L’art de Robert Viola est un art qui accroche et qui détourne. Un art séduisant d’abord qui capte l’œil par une image qui frappe et qui persiste, par un ensemble de connotations qui assaillent la réflexion ensuite.
Toute la démarche de Viola se développe dans un perpétuel déplacement du regard dans le champ des apparences. L’image au premier plan est constamment remise en place par une texture dense qui marie avec bonheur l’iconographie à l’écriture.
Si le propos de l’artiste ne décèle a priori aucun mystère insondable, c’est au contraire sa démarche qui dévie les regards vers d’autres dimensions autrement plus énigmatiques. En extension de son discours antérieur, faisant suite aux séquences consacrées à l’architecture industrielle, Viola pose son regard sur ce qu’on pourrait appeler le désert urbain tout court.

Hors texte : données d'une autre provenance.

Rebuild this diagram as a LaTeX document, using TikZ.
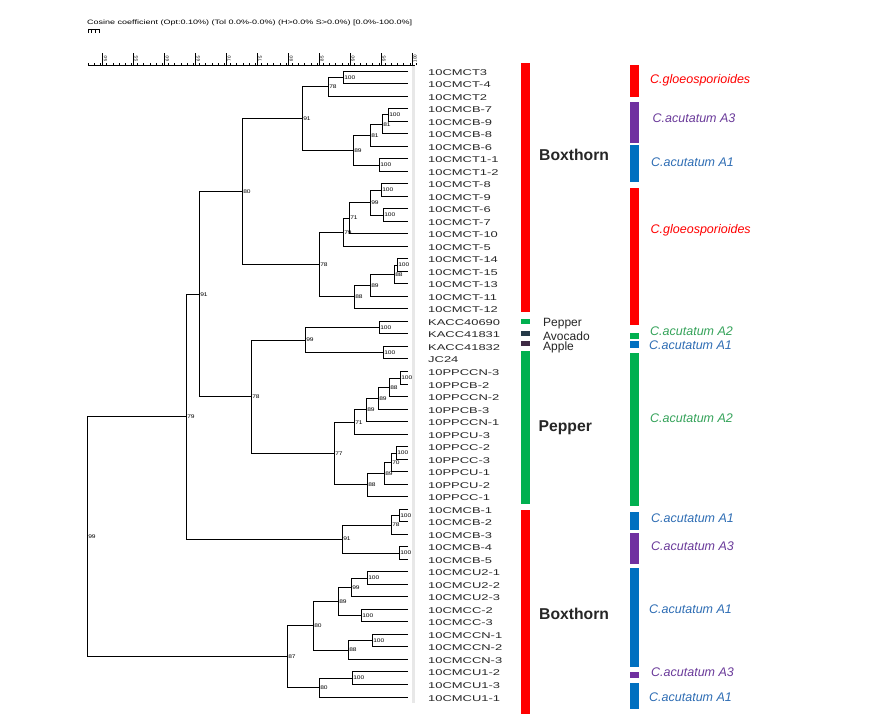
\documentclass[tikz,border=0pt]{standalone}
\usepackage{fontspec}
\setmainfont{Liberation Sans}
\newfontfamily\leaffont[FakeStretch=1.54]{Liberation Sans}
\newfontfamily\nlabfont[FakeStretch=1.25]{Liberation Sans}
\usetikzlibrary{calc}
\definecolor{cred}{HTML}{FF0000}
\definecolor{cpurple}{HTML}{7030A0}
\definecolor{cblue}{HTML}{0070C0}
\definecolor{cgreen}{HTML}{00B050}
\definecolor{tblue}{HTML}{2E6DB4}
\definecolor{tgreen}{HTML}{35A35A}
\definecolor{tpurple}{HTML}{6A3A9A}
\definecolor{cavocado}{HTML}{253A48}
\definecolor{capple}{HTML}{3E2A44}
\definecolor{txt}{HTML}{262626}
\newcommand\clade[5]{%
  \path let \p1=($(#3)!0.5!(#4)$) in coordinate (#1) at (#2pt+0.5pt,\y1);
  \draw[tree] (#3) -| (#1) |- (#4);
  \node[nlab] (#1-l) at (#1) {#5};
}
\begin{document}
\begin{tikzpicture}[x=1pt,y=-1pt,
  tree/.style={line width=1pt,black},
  nlab/.style={anchor=west,inner sep=0pt,xshift=0.6pt,font=\nlabfont\fontsize{5.3}{5.3}\selectfont},
  leaf/.style={anchor=west,inner sep=0pt,text=black!85,font=\leaffont\fontsize{8.4}{9}\selectfont},
  host/.style={anchor=base west,inner sep=0pt,text=txt,font=\fontsize{12}{13}\selectfont},
  hostb/.style={anchor=west,inner sep=0pt,text=txt,font=\bfseries\fontsize{15.7}{16}\selectfont},
  spc/.style={anchor=west,inner sep=0pt,font=\itshape\fontsize{12.5}{13}\selectfont},
  tick/.style={line width=0.6pt,black}]
\useasboundingbox (0,0) rectangle (879,725);
\fill[white] (0,0) rectangle (879,725);

% header
\node[anchor=west,inner sep=0pt] (hdr) at (87,22.5)
  {\resizebox{325pt}{4.6pt}{Cosine coefficient (Opt:0.10\%) (Tol 0.0\%-0.0\%) (H>0.0\% S>0.0\%) [0.0\%-100.0\%]}};
\draw[line width=0.7pt] (88,29) -- (99,29);
\foreach \xx in {88,91.7,95.3,99} \draw[line width=0.7pt] (\xx,29) -- (\xx,33);

% scale axis
\draw[tick] (88,65.5) -- (415,65.5);
\foreach \k in {0,...,53} \draw[line width=0.5pt] ({88+\k*6.19},65.5) -- ({88+\k*6.19},63.5);
\foreach \k [evaluate=\k as \v using int(50+5*\k)] in {0,...,10} {
  \draw[tick] ({102.5+\k*30.95},65.5) -- ({102.5+\k*30.95},53);
  \node[rotate=90,inner sep=0pt,font=\fontsize{4.5}{4.5}\selectfont] at ({105.5+\k*30.95},58.5) {\v};
}

% faint band at leaf ends
\fill[black!9] (411.5,66) rectangle (415,703);

% leaves
\foreach \lab [count=\i] in {10CMCT3,10CMCT-4,10CMCT2,10CMCB-7,10CMCB-9,10CMCB-8,10CMCB-6,10CMCT1-1,10CMCT1-2,10CMCT-8,10CMCT-9,10CMCT-6,10CMCT-7,10CMCT-10,10CMCT-5,10CMCT-14,10CMCT-15,10CMCT-13,10CMCT-11,10CMCT-12,KACC40690,KACC41831,KACC41832,JC24,10PPCCN-3,10PPCB-2,10PPCCN-2,10PPCB-3,10PPCCN-1,10PPCU-3,10PPCC-2,10PPCC-3,10PPCU-1,10PPCU-2,10PPCC-1,10CMCB-1,10CMCB-2,10CMCB-3,10CMCB-4,10CMCB-5,10CMCU2-1,10CMCU2-2,10CMCU2-3,10CMCC-2,10CMCC-3,10CMCCN-1,10CMCCN-2,10CMCCN-3,10CMCU1-2,10CMCU1-3,10CMCU1-1} {
  \pgfmathsetmacro\yy{floor(71+(\i-1)*12.52)+0.5}
  \coordinate (e\i) at (408,\yy);
  \node[leaf] (t\i) at (428,\yy+1) {\lab};
}

% top Boxthorn clade
\clade{G}{343}{e1}{e2}{100}
\clade{F}{328}{G}{e3}{78}
\clade{H}{388}{e4}{e5}{100}
\clade{I}{382}{H}{e6}{81}
\clade{J}{370}{I}{e7}{81}
\clade{K}{379}{e8}{e9}{100}
\clade{L}{353}{J}{K}{89}
\clade{E}{302}{F}{L}{91}
\clade{M}{381}{e10}{e11}{100}
\clade{N}{383}{e12}{e13}{100}
\clade{O}{370}{M}{N}{99}
\clade{P}{349}{O}{e14}{71}
\clade{Q}{343}{P}{e15}{79}
\clade{R}{397}{e16}{e17}{100}
\clade{S}{394}{R}{e18}{88}
\clade{T}{370}{S}{e19}{89}
\clade{U}{354}{T}{e20}{88}
\clade{V}{319}{Q}{U}{78}
\clade{C}{242}{E}{V}{80}
% KACC + pepper
\clade{W}{379}{e21}{e22}{100}
\clade{X}{383}{e23}{e24}{100}
\clade{Y}{305}{W}{X}{99}
\clade{pa}{400}{e25}{e26}{100}
\clade{pb}{389}{pa}{e27}{88}
\clade{pc}{378}{pb}{e28}{89}
\clade{pd}{366}{pc}{e29}{89}
\clade{pe}{354}{pd}{e30}{71}
\clade{pf}{396}{e31}{e32}{100}
\clade{pg}{391}{pf}{e33}{70}
\clade{ph}{384}{pg}{e34}{89}
\clade{pi}{367}{ph}{e35}{88}
\clade{pj}{334}{pe}{pi}{77}
\clade{D}{251}{Y}{pj}{78}
\clade{B}{199}{C}{D}{91}
% bottom Boxthorn
\clade{bk}{399}{e36}{e37}{100}
\clade{bl}{391}{bk}{e38}{78}
\clade{bm}{399}{e39}{e40}{100}
\clade{bn}{342}{bl}{bm}{91}
\clade{A}{186}{B}{bn}{79}
\clade{bo}{367}{e41}{e42}{100}
\clade{bp}{351}{bo}{e43}{99}
\clade{bq}{361}{e44}{e45}{100}
\clade{br}{338}{bp}{bq}{89}
\clade{bs}{372}{e46}{e47}{100}
\clade{bt}{348}{bs}{e48}{88}
\clade{bu}{313}{br}{bt}{80}
\clade{bv}{352}{e49}{e50}{100}
\clade{bw}{319}{bv}{e51}{80}
\clade{bx}{287}{bu}{bw}{87}
\clade{root}{87}{A}{bx}{99}

% host bars
\fill[cred] (520.5,63) rectangle (530,312);
\fill[cgreen] (520.5,319.3) rectangle (530,324);
\fill[cavocado] (520.5,330.7) rectangle (530,335.7);
\fill[capple] (520.5,341) rectangle (530,345.7);
\fill[cgreen] (520.5,351) rectangle (530,504);
\fill[cred] (520.5,510) rectangle (530,714);
\node[hostb] (hb1) at (539,155) {Boxthorn};
\node[host] (hp) at (543,326.7) {Pepper};
\node[host] (ha) at (543,340.6) {Avocado};
\node[host] (hap) at (543,350.9) {Apple};
\node[hostb] (hp2) at (538.5,428) {Pepper};
\node[hostb] (hb2) at (539,614) {Boxthorn};

% species bars
\fill[cred] (630,65) rectangle (639,96.7);
\fill[cpurple] (630,101.7) rectangle (639,142.7);
\fill[cblue] (630,145) rectangle (639,181.7);
\fill[cred] (630,187.7) rectangle (639,325);
\fill[cgreen] (630,332.7) rectangle (639,338.7);
\fill[cblue] (630,341.3) rectangle (639,347.7);
\fill[cgreen] (630,352.7) rectangle (639,505.7);
\fill[cblue] (630,511.7) rectangle (639,530);
\fill[cpurple] (630,532.7) rectangle (639,564.3);
\fill[cblue] (630,567.7) rectangle (639,667.3);
\fill[cpurple] (630,671.7) rectangle (639,677.7);
\fill[cblue] (630,682.7) rectangle (639,709);

\node[spc,text=cred] (s1) at (650,80) {C.gloeosporioides};
\node[spc,text=tpurple] (s2) at (652.5,118.3) {C.acutatum A3};
\node[spc,text=tblue] (s3) at (651,161.7) {C.acutatum A1};
\node[spc,text=cred] (s4) at (650.5,230) {C.gloeosporioides};
\node[spc,text=tgreen] (s5) at (650,330.7) {C.acutatum A2};
\node[spc,text=tblue] (s6) at (649,345) {C.acutatum A1};
\node[spc,text=tgreen] (s7) at (650,418.3) {C.acutatum A2};
\node[spc,text=tblue] (s8) at (651,518.3) {C.acutatum A1};
\node[spc,text=tpurple] (s9) at (651,546) {C.acutatum A3};
\node[spc,text=tblue] (s10) at (649,609.3) {C.acutatum A1};
\node[spc,text=tpurple] (s11) at (651,672.3) {C.acutatum A3};
\node[spc,text=tblue] (s12) at (649,696.7) {C.acutatum A1};
\end{tikzpicture}
\end{document}
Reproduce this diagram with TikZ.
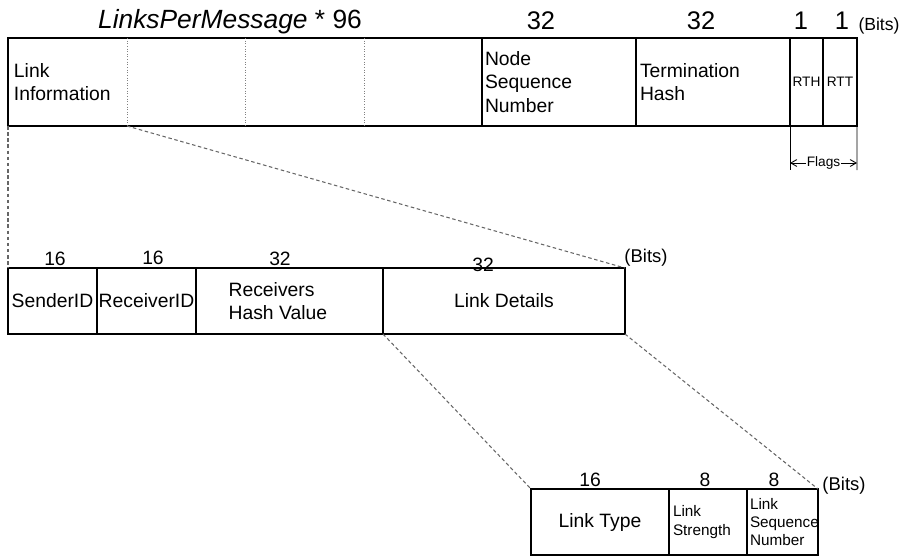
\documentclass[tikz,border=0pt]{standalone}
\usepackage{fontspec}
\setmainfont{Liberation Sans}
\usetikzlibrary{arrows}
\newcommand{\szhead}{\fontsize{15}{18}\selectfont}
\newcommand{\szbig}{\fontsize{14.5}{17}\selectfont}
\newcommand{\sznum}{\fontsize{11}{13}\selectfont}
\newcommand{\sztxt}{\fontsize{11}{13.5}\selectfont}
\newcommand{\szbits}{\fontsize{10.5}{12}\selectfont}
\newcommand{\szsmall}{\fontsize{8.7}{10.5}\selectfont}
\newcommand{\sztiny}{\fontsize{7.8}{9}\selectfont}

\begin{document}
\begin{tikzpicture}[x=0.02cm, y=-0.02cm, line width=0.7pt, >=angle 60,
  cell/.style={draw, inner sep=0pt, outer sep=0pt, anchor=north west, font=\sztxt},
  open/.style={inner sep=0pt, outer sep=0pt, anchor=north west, font=\sztxt},
  lbl/.style={inner sep=0pt},
  zoomline/.style={gray!80!black, dash pattern=on 2pt off 1.5pt, line width=0.6pt},
  gap/.style={gray, densely dotted, line width=0.5pt}]
\useasboundingbox (0,0) rectangle (907,556);

%%%%% Message %%%%%
\node[open, minimum width=2.38cm, minimum height=1.76cm, text width=2.14cm, align=left] (info) at (8,38) {Link\\Information};
\node[open, minimum width=2.36cm, minimum height=1.76cm] (blk1) at (127,38) {};
\node[open, minimum width=2.38cm, minimum height=1.76cm] (blk2) at (245,38) {};
\node[open, minimum width=2.36cm, minimum height=1.76cm] (blk3) at (364,38) {};
\draw (info.north west) rectangle (blk3.south east);
\foreach \c in {blk1,blk2,blk3}{
\draw[gap] (\c.north west)--(\c.south west);
}
\node[cell, minimum width=3.08cm, minimum height=1.76cm, text width=2.96cm, align=left] (nsn) at (482,38) {Node\\Sequence\\Number};
\node[cell, minimum width=3.08cm, minimum height=1.76cm, text width=2.92cm, align=left] (term) at (636,38) {Termination\\Hash};
\node[cell, minimum width=0.66cm, minimum height=1.76cm, font=\sztiny] (rth) at (790,38) {RTH};
\node[cell, minimum width=0.68cm, minimum height=1.76cm, font=\sztiny] (rtt) at (823,38) {RTT};

\node[lbl, anchor=base, font=\szhead] (count) at (230,28) {\textit{LinksPerMessage} * 96};
\foreach \x/\t [count=\i] in {541/32,701/32,801/1,842/1}{
\node[lbl, font=\szbig] (topnum\i) at (\x,20.5) {\t};
}
\node[lbl, font=\fontsize{10}{12}\selectfont] (topbits) at (879,26) {(Bits)};

%%%%% Flags %%%%%
\coordinate (fl) at (790,170);
\coordinate (fr) at (857,170);
\coordinate (fal) at (790,163);
\coordinate (far) at (857,163);
\draw[line width=0.5pt] (rth.south west)--(fl);
\draw[line width=0.5pt] (rtt.south east)--(fr);
\draw[<->, line width=0.5pt] (fal)-- node[fill=white, inner sep=0.5pt, font=\sztiny] (flags) {Flags} (far);

%%%%% Link Information %%%%%
\node[cell, minimum width=1.78cm, minimum height=1.32cm] (sender) at (8,268) {SenderID};
\node[cell, minimum width=1.98cm, minimum height=1.32cm] (receiver) at (97,268) {ReceiverID};
\node[cell, minimum width=3.74cm, minimum height=1.32cm] (rhash) at (196,268) {};
\node[cell, minimum width=4.84cm, minimum height=1.32cm] (details) at (383,268) {Link Details};
\node[lbl, font=\sztxt, align=left, anchor=west] (rhashtxt) at (228,301) {Receivers\\Hash Value};
\foreach \x/\y/\t [count=\i] in {55/259/16,153/258/16,280/259/32,483/265/32}{
\node[lbl, font=\sznum] (midnum\i) at (\x,\y) {\t};
}
\node[lbl, font=\szbits] (midbits) at (646,258) {(Bits)};

%%%%% Link Details %%%%%
\node[cell, minimum width=2.76cm, minimum height=1.32cm] (ltype) at (531,489) {Link Type};
\node[cell, minimum width=1.56cm, minimum height=1.32cm, text width=1.40cm, align=left, font=\szsmall] (lstr) at (669,489) {Link\\Strength};
\node[cell, minimum width=1.42cm, minimum height=1.32cm, text width=1.30cm, align=left, font=\szsmall] (lseq) at (747,489) {Link\\Sequence\\Number};
\foreach \x/\t [count=\i] in {590/16,705/8,774/8}{
\node[lbl, font=\sznum] (lownum\i) at (\x,480) {\t};
}
\node[lbl, font=\szbits] (lowbits) at (844,486) {(Bits)};

%%%%% Zoom lines %%%%%
\draw[zoomline] (info.south west)--(sender.north west);
\draw[zoomline] (info.south east)--(details.north east);
\draw[zoomline] (details.south west)--(ltype.north west);
\draw[zoomline] (details.south east)--(lseq.north east);

\end{tikzpicture}
\end{document}
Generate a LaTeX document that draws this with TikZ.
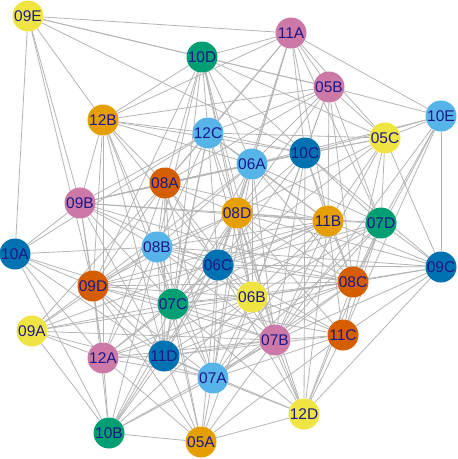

A l’instar des donjons et tours de l’ère médiévale, les bâtiments à l’abandon et en ruine d’aujourd’hui sont des emblèmes d’un temps révolu. On ressent à la vue de ces immeubles éventrés, délabrés et vétustes, la fascination du déclin, l’obsession du temps qui passe. Statues solitaires situées au carrefour du passé, du présent et du futur, ces édifices condamnés à la proche démolition semblent se dresser contre leur sort inévitable, vainement mais avec toute leur ultime splendeur. Mis en vedette par l’artiste pour leur aspect esthétique indéniable, leur indicible beauté lacérée, ils s’imposent avec la force de leurs structures terriblement individuelles. De ce fait leur revalorisation anthropomorphique renvoie directement à la condition humaine sous son aspect le plus lugubre.
Si le discours se présente ainsi sans équivoque, c’est toutefois le traitement utilisé par l’artiste qui témoigne d’une démarche originale. En mêlant le matériau photographique de base à la recoloration, le collage, le graphisme et l’écrit, Viola en arrive à une nouvelle configuration du réel ou matière et pensée se conjuguent sous un mode littéralement fantastique. C’est ici que la matière se transforme subrepticement en texture.
Si le discours donc se révèle sans surprise particulière, c’est en revanche le style qui se charge se véhiculer la non-conscience vers la conscience. Fait de fragments de dessins, de lambeaux de textes, cet “emballage” artistique se compose de résidus de souvenirs, d’obsessions, de signes et de connotations d’une variété sans cesse recommencée. Cette façon dégriffée de ressaisir la fugitive réalité dans son sursaut pénultième a pour effet de nous la restituer sous une forme hallucinante, fantasmagorique et de nous toucher dans nos propres déchirures.
Viola s’intéresse aux fantômes, sans y croire assurément, mais avec toute une sensibilité écorchée qu’il entend nous faire partager avec lui. Et sans doute nos consciences sont autant sinon plus hantées par nos réminiscences douloureuses, nos blessures intérieures, que les manoirs et donjons ne le sont par de quelconques présences invisibles.
C’est le mérite de Robert Viola de nous rappeler que créer signifie aussi recréer, faire ressurgir, et surtout de nous démontrer en dernière analyse que l’art comme la vie n’est ni éphémère, ni durable, mais en perpétuel mouvement.